With this end in view, the Directorate General of Food (DGoF), which is under the ministry of food, has started buying gunny bags from Bangladesh Jute Mills Corporation (BJMC).
So far it has bought 10 million bags from the state-owned BJMC out of 15 million. The price of each bag is fixed at Tk 69.  
The private sector will also supply 5.0 million bags.

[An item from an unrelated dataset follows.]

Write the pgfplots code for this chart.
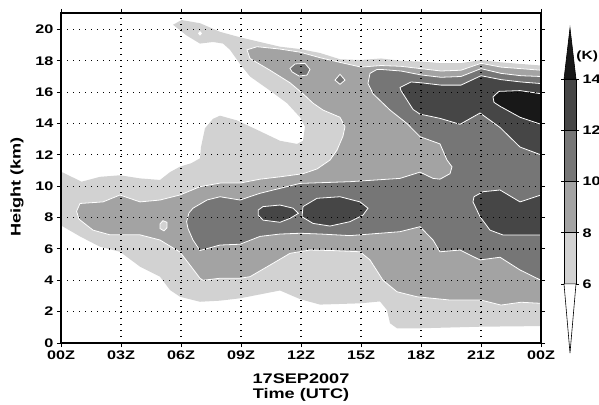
\documentclass[border=0pt]{standalone}
\usepackage{fontspec}
\setmainfont[FakeStretch=1.3]{Liberation Sans}
\usepackage{pgfplots}
\pgfplotsset{compat=1.18}
\definecolor{c6}{RGB}{210,210,210}
\definecolor{c8}{RGB}{163,163,163}
\definecolor{c10}{RGB}{118,118,118}
\definecolor{c12}{RGB}{70,70,70}
\definecolor{c14}{RGB}{24,24,24}
\begin{document}
\begin{tikzpicture}
\begin{axis}[at={(0,0)}, anchor=south west, scale only axis,
  width=480bp, height=330bp,
  xmin=0, xmax=24, ymin=0, ymax=21.05,
  xtick={0,3,...,24}, xticklabels={00Z,03Z,06Z,09Z,12Z,15Z,18Z,21Z,00Z},
  ytick={0,2,...,20},
  grid=major, grid style={black, line width=1.2bp, dash pattern=on 1.2bp off 4.8bp},
  axis on top, axis line style={line width=1.6bp},
  tick align=outside, major tick length=4bp, tick style={black, line width=1bp},
  ticklabel style={font=\fontsize{12.5}{13}\selectfont\bfseries},
  /pgf/number format/assume math mode=true,
  every axis x label/.style={at={(axis description cs:0.5,0)}, yshift=-44.5bp, anchor=center, align=center, font=\fontsize{14}{15}\selectfont\bfseries},
  every axis y label/.style={at={(axis description cs:0,0.473)}, xshift=-44bp, rotate=90, anchor=center, font=\fontsize{14}{15}\selectfont\bfseries},
  xlabel={17SEP2007\\Time (UTC)}, ylabel={Height (km)},
]
% >= 6
\addplot[fill=c6, draw=none] coordinates {(0,10.93) (1.03,10.29) (1.95,10.6) (2.95,10.7) (3.95,10.5) (4.95,10.4) (5.45,10.9) (5.95,11.25) (6.5,11.46) (6.95,11.78) (7.0,12.5) (7.2,13.7) (7.6,14.3) (7.95,14.5) (8.8,14.2) (9.8,13.6) (10.95,12.9) (11.8,12.7) (12.1,12.9) (12.2,13.8) (11.95,14.4) (11.3,15.3) (10.45,16.1) (9.45,17.0) (8.95,17.8) (8.45,18.7) (8.1,19.1) (7.6,19.2) (6.95,19.1) (6.3,19.6) (5.6,20.3) (6.03,20.6) (6.95,20.4) (7.95,19.85) (8.95,19.5) (9.95,19.2) (10.95,18.9) (11.95,18.75) (12.95,18.5) (13.95,18.1) (14.95,18.05) (16,18.15) (17,18.0) (18,17.95) (19,17.85) (20,17.85) (21,18.05) (22,17.9) (23,17.8) (24,17.7) (24,1.08) (21,1.04) (18,0.94) (16.8,0.94) (16.45,1.26) (16.3,2.1) (15.95,2.65) (14.95,2.53) (12.95,2.45) (11.95,2.8) (10.95,3.35) (9.95,3.1) (8.95,2.85) (7.95,2.7) (6.95,2.63) (5.95,2.95) (5.45,3.38) (4.95,4.23) (3.95,4.87) (2.95,5.82) (1.95,6.14) (0.95,6.8) (0,7.5)} --cycle;
\addplot[fill=white, draw=none] coordinates {(6.85,19.75) (6.95,19.9) (7.05,19.75) (6.95,19.6)} --cycle;
% >= 8
\addplot[fill=c8, draw=white, line width=0.8bp] coordinates {(9.3,18.7) (9.8,18.9) (10.95,18.75) (11.95,18.55) (12.95,18.2) (13.95,17.9) (15,17.6) (16,17.7) (17,17.65) (18,17.5) (19,17.35) (20,17.4) (21,17.84) (22,17.6) (23,17.5) (24,17.4) (24,2.53) (23,2.6) (22,2.42) (21,2.74) (19.45,2.74) (17.8,2.95) (16.8,3.27) (16.1,4.0) (15.45,5.3) (14.95,5.82) (13.5,5.9) (12.45,5.93) (11.45,5.72) (10.45,4.97) (9.45,4.23) (8.95,4.13) (7.95,4.13) (7.1,4.0) (6.95,4.13) (6.45,4.97) (5.95,5.8) (4.95,6.57) (3.95,6.9) (2.45,6.9) (1.6,7.2) (0.9,7.9) (0.78,8.4) (0.95,8.9) (2.1,9.0) (2.95,9.44) (3.95,9.0) (4.95,9.12) (5.95,9.44) (6.95,9.97) (7.95,10.2) (8.95,10.2) (9.95,10.45) (10.95,10.6) (12.1,10.8) (12.8,11.1) (13.45,11.67) (13.8,12.3) (14.1,13.2) (14.2,13.8) (13.95,14.4) (13.1,14.86) (12.6,15.3) (12.1,15.9) (11.45,16.6) (10.45,17.4) (9.45,18.15)} --cycle;
\addplot[fill=c6, draw=white, line width=0.8bp] coordinates {(4.95,7.6) (5.1,7.8) (5.3,7.7) (5.3,7.35) (5.15,7.15) (4.95,7.3)} --cycle;
% >= 10
\addplot[fill=c10, draw=white, line width=0.8bp] coordinates {(6.28,7.74) (6.4,8.3) (6.6,8.6) (7.3,9.12) (7.95,9.33) (8.95,9.12) (9.95,9.55) (11.95,10.18) (14.45,10.29) (16.95,10.5) (17.95,10.9) (18.6,10.5) (18.95,10.45) (19.45,10.8) (19.55,11.24) (19.3,11.67) (18.95,12.7) (17.95,13.16) (17.3,14.0) (16.45,14.86) (15.6,15.9) (15.35,16.56) (15.45,17.2) (15.8,17.45) (16,17.45) (17,17.35) (18,17.1) (19,16.95) (20,17.0) (21,17.5) (22,17.2) (23,17.05) (24,17.0) (24,4.0) (22.95,4.66) (21.95,5.47) (20.95,5.3) (19.95,5.93) (18.95,5.82) (18.6,6.57) (17.95,7.42) (16.95,7.1) (14.45,6.85) (13,6.95) (11.95,7.0) (10.95,6.95) (9.95,6.8) (8.95,6.3) (7.95,6.25) (6.95,5.9) (6.6,6.57) (6.35,7.3)} --cycle;
\addplot[fill=c10, draw=white, line width=0.8bp] coordinates {(11.45,17.52) (11.7,17.8) (12.2,17.84) (12.45,17.45) (12.3,17.09) (11.9,17.03) (11.55,17.3)} --cycle;
\addplot[fill=c10, draw=white, line width=0.8bp] coordinates {(13.7,16.77) (13.95,17.14) (14.2,16.77) (13.95,16.5)} --cycle;
% >= 12
\addplot[fill=c12, draw=white, line width=0.8bp] coordinates {(16.95,16.3) (17.5,16.65) (18,16.6) (19,16.45) (20,16.45) (21,17.05) (22,16.8) (23,16.65) (24,16.55) (24,12.0) (22.95,12.5) (21.95,13.75) (20.95,14.67) (19.95,13.95) (18.95,14.33) (17.95,14.6) (17.6,14.9) (17.3,15.5) (17.0,16.1)} --cycle;
\addplot[fill=c12, draw=white, line width=0.8bp] coordinates {(9.86,8.48) (10.1,8.7) (10.95,8.8) (11.6,8.6) (11.87,8.27) (11.45,7.95) (10.95,7.7) (10.1,7.84) (9.86,8.16)} --cycle;
\addplot[fill=c12, draw=white, line width=0.8bp] coordinates {(12.1,8.7) (12.8,9.23) (13.95,9.33) (14.95,9.0) (15.35,8.6) (15.1,8.16) (14.45,7.74) (13.45,7.46) (12.6,7.63) (12.05,8.05)} --cycle;
\addplot[fill=c12, draw=white, line width=0.8bp] coordinates {(20.6,9.0) (20.65,9.33) (21.1,9.65) (21.95,9.76) (22.95,9.0) (24,9.44) (24,6.89) (22.1,6.89) (21.45,7.2) (20.95,8.06)} --cycle;
% >= 14
\addplot[fill=c14, draw=white, line width=0.8bp] coordinates {(21.6,15.7) (21.9,16.05) (22.95,16.1) (24,15.9) (24,13.95) (22.95,14.4) (21.95,15.1) (21.65,15.35)} --cycle;
\end{axis}
\begin{axis}[at={(503bp,-10bp)}, anchor=south west, scale only axis,
  width=12bp, height=325bp, xmin=0, xmax=1, ymin=3.3, ymax=16,
  axis line style={draw=none}, xtick=\empty, ytick={6,8,...,14},
  yticklabel pos=right, tick align=outside, major tick length=3bp,
  tick style={black, line width=0.6bp}, clip=false,
  ticklabel style={font=\fontsize{12.5}{13}\selectfont\bfseries},
  /pgf/number format/assume math mode=true]
\addplot[fill=c6, draw=black, line width=0.6bp] coordinates {(0,6) (1,6) (1,8) (0,8)} --cycle;
\addplot[fill=c8, draw=black, line width=0.6bp] coordinates {(0,8) (1,8) (1,10) (0,10)} --cycle;
\addplot[fill=c10, draw=black, line width=0.6bp] coordinates {(0,10) (1,10) (1,12) (0,12)} --cycle;
\addplot[fill=c12, draw=black, line width=0.6bp] coordinates {(0,12) (1,12) (1,14) (0,14)} --cycle;
\addplot[fill=c14, draw=black, line width=0.6bp] coordinates {(0,14) (1,14) (0.5,16)} --cycle;
\addplot[fill=white, draw=black, line width=0.6bp] coordinates {(0,6) (1,6) (0.5,3.3)} --cycle;
\node[anchor=east, font=\fontsize{12}{13}\selectfont\bfseries, inner sep=0pt] at (axis cs:2.85,14.9) {(K)};
\end{axis}
\pgfresetboundingbox
\path[use as bounding box] (-61bp,-62bp) rectangle (538bp,343bp);
\end{tikzpicture}
\end{document}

The DGoF is now evaluating their quotations.
The rice and wheat procurement drives by the government sometime face problems due to not having gunny bags in time from the suppliers.
Meanwhile, the government has decided to double its ongoing Aman rice procurement target to 0.4 million tonnes from the original 0.2 million tonnes that prompted it to buy such bags.    
"We will be able to buy the estimated number of gunny bags since we are getting good response from the public and private sectors," a deputy director of the DGoF told the FE Sunday.   
Bangladesh is one of the top five rice producers in the world and produces about 34 million tonnes of rice annually.
Consecutive bumper harvests have made the country almost self-reliant in rice production this year, and local sources say that the government is increasing the storage space to help ensure food security.
According to government sources, Bangladesh is targeting to increase current food grain storage capacity of around 1.2-1.7 million tonnes to 2.0 million tonnes by 2015 and 3.0 million tonnes by 2020.
According to the food directorate, Bangladesh's average annual demand for food grains - mainly wheat and rice - is about 35.0 million tonnes, in which rice shares 31.0 million tonnes.
The public food storage capacity has been enhanced to 1.8 million tonnes recently. The country's stock should be between 1.5 to 1.6 million tonnes. Of this, rice should be 1.0 million tonnes.
And with the Aman procurement drive, public storage will increase, according to the food department.
The present stock of food grains is 950,000 tonnes. Out of the quantity, 730,000 tonnes are rice and the rest wheat.